_Code that draws figures_:
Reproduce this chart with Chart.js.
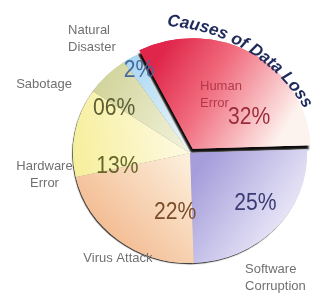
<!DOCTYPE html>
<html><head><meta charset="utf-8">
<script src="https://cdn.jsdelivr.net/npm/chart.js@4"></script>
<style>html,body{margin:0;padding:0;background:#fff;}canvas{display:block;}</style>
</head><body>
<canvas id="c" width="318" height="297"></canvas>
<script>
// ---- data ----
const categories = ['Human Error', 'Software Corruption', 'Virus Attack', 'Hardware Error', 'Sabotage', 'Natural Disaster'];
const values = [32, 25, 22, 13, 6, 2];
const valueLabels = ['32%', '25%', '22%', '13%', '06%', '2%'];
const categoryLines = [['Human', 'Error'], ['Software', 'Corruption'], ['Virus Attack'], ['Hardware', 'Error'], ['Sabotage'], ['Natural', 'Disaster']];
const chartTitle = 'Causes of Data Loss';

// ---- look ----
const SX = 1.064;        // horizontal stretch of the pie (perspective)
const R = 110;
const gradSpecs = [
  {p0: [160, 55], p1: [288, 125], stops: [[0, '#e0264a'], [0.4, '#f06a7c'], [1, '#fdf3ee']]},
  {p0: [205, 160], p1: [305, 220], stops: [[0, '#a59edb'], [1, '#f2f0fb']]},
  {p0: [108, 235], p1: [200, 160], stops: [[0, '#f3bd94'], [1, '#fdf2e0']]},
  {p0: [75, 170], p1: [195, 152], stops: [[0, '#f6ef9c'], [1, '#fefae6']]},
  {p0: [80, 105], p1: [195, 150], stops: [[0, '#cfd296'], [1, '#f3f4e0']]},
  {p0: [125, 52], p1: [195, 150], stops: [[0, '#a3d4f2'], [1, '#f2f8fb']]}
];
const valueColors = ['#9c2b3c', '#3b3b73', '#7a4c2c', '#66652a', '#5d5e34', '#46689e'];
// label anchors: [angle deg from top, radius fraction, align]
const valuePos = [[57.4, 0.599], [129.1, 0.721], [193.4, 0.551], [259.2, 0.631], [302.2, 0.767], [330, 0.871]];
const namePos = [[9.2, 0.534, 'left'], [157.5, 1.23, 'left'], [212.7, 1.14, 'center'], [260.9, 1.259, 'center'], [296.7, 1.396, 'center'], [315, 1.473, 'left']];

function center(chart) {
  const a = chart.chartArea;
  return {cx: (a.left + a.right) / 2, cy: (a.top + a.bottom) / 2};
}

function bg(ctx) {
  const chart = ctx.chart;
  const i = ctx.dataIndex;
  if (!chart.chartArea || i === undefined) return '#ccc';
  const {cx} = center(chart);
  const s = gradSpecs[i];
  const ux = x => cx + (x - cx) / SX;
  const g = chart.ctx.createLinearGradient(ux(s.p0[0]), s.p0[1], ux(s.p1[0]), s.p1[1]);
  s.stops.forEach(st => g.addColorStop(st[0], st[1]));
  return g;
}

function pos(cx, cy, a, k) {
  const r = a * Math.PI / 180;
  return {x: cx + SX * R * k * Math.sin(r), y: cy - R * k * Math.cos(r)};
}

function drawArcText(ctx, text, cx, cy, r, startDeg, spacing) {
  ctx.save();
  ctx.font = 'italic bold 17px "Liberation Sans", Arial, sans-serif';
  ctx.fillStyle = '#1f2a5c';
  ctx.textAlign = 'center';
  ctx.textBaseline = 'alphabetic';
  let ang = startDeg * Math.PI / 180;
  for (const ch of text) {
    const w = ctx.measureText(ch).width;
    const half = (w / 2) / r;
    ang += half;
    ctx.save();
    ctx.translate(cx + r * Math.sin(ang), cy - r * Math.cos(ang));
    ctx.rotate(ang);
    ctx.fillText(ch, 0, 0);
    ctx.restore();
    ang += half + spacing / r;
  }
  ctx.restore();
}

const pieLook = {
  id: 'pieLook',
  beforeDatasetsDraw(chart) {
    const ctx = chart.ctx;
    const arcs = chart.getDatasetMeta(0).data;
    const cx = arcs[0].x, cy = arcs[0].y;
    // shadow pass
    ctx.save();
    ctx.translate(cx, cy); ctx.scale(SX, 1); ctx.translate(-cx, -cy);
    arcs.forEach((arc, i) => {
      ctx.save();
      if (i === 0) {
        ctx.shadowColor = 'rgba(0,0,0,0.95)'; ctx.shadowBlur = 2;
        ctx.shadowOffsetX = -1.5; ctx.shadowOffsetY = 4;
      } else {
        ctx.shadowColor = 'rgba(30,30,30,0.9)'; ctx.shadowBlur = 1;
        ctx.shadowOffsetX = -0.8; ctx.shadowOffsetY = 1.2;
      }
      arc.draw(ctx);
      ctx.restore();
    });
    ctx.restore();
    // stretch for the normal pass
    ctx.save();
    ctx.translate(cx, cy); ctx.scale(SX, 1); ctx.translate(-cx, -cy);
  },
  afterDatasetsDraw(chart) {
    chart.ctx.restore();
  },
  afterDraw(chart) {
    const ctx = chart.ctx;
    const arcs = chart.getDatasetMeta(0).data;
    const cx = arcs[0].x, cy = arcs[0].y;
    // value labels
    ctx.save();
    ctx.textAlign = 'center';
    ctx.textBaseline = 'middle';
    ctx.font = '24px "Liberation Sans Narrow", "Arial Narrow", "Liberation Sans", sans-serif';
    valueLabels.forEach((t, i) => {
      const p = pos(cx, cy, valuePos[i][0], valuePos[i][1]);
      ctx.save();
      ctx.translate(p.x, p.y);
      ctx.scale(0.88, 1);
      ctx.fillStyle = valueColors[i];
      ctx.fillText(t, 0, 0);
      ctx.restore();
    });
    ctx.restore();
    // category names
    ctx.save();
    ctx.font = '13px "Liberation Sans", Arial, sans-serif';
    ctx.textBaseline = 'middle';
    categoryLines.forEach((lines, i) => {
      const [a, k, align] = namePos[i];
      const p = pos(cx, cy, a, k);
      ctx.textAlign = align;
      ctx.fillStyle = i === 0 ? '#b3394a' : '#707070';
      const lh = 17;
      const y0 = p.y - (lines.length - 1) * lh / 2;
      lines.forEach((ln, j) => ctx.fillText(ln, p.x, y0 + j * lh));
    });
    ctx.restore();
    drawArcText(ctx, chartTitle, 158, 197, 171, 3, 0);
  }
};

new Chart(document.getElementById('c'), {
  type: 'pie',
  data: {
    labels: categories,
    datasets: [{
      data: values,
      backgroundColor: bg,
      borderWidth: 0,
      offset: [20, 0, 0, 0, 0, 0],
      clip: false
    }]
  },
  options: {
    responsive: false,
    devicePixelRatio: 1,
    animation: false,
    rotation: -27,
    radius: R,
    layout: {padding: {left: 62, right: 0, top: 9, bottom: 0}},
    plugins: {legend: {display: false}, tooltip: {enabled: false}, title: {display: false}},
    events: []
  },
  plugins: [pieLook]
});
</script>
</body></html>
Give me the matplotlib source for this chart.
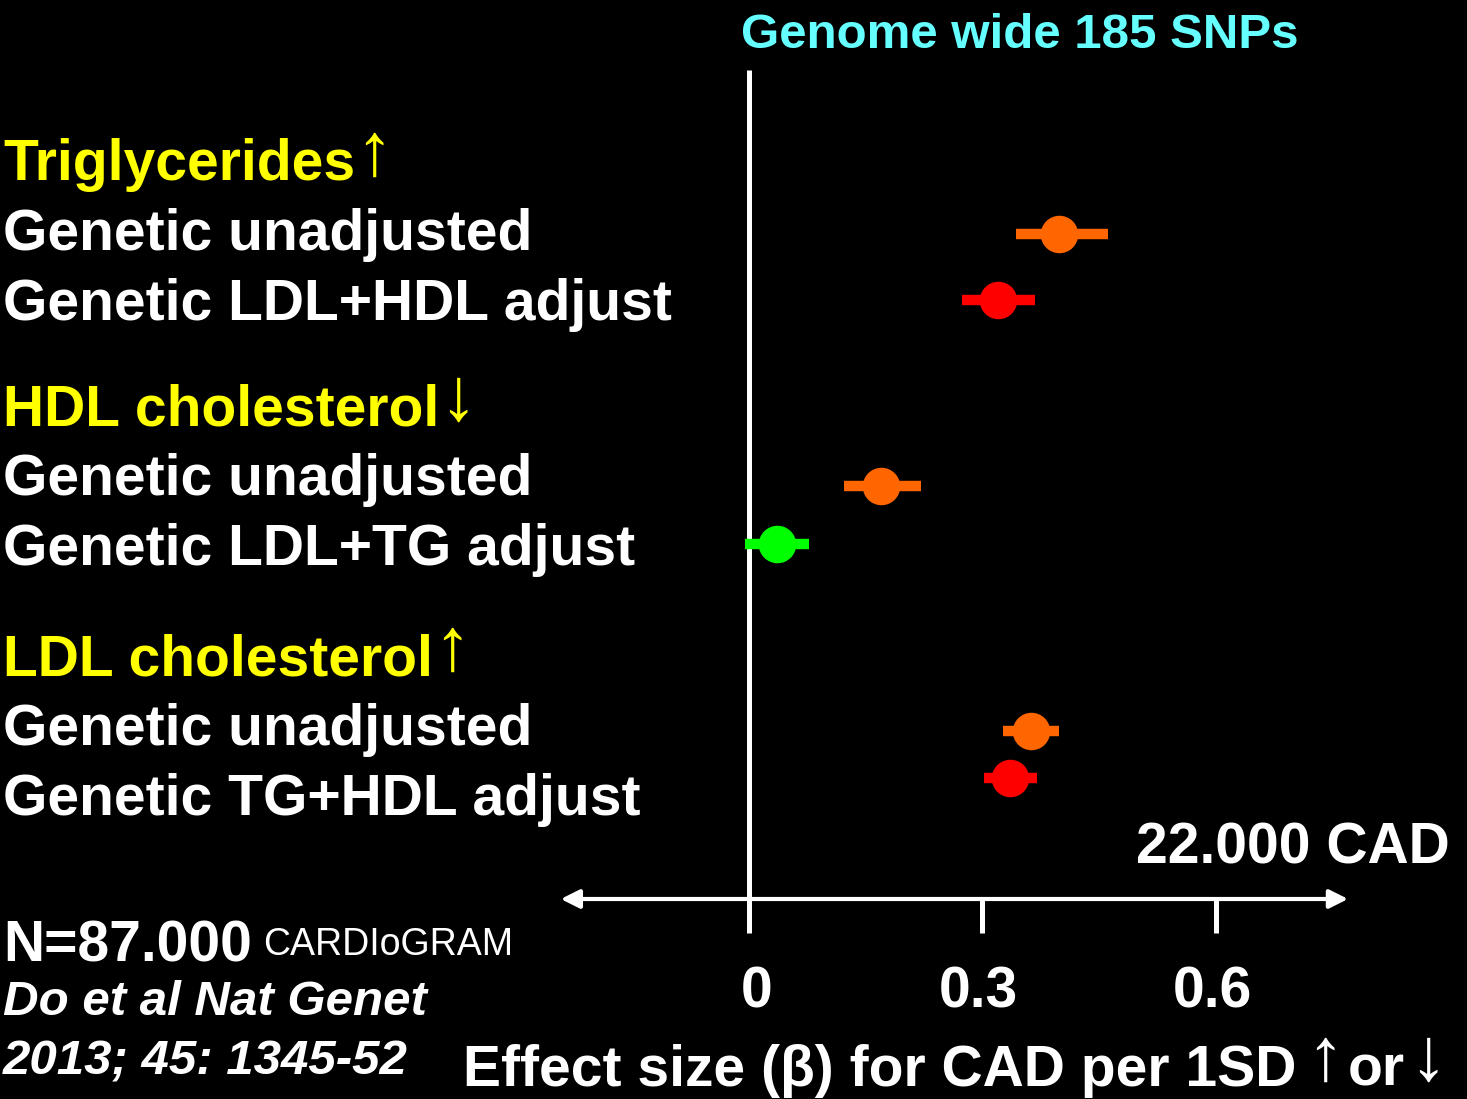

_Task_: Only the lines from the start of the records above through the line containing "const chartTitle = 'Causes of Data Loss';" should be returned, exactly and with both ends, please; the pictures stay out.

_Final answer_:
Reproduce this chart with Chart.js.
<!DOCTYPE html>
<html><head><meta charset="utf-8">
<script src="https://cdn.jsdelivr.net/npm/chart.js@4"></script>
<style>html,body{margin:0;padding:0;background:#fff;}canvas{display:block;}</style>
</head><body>
<canvas id="c" width="318" height="297"></canvas>
<script>
// ---- data ----
const categories = ['Human Error', 'Software Corruption', 'Virus Attack', 'Hardware Error', 'Sabotage', 'Natural Disaster'];
const values = [32, 25, 22, 13, 6, 2];
const valueLabels = ['32%', '25%', '22%', '13%', '06%', '2%'];
const categoryLines = [['Human', 'Error'], ['Software', 'Corruption'], ['Virus Attack'], ['Hardware', 'Error'], ['Sabotage'], ['Natural', 'Disaster']];
const chartTitle = 'Causes of Data Loss';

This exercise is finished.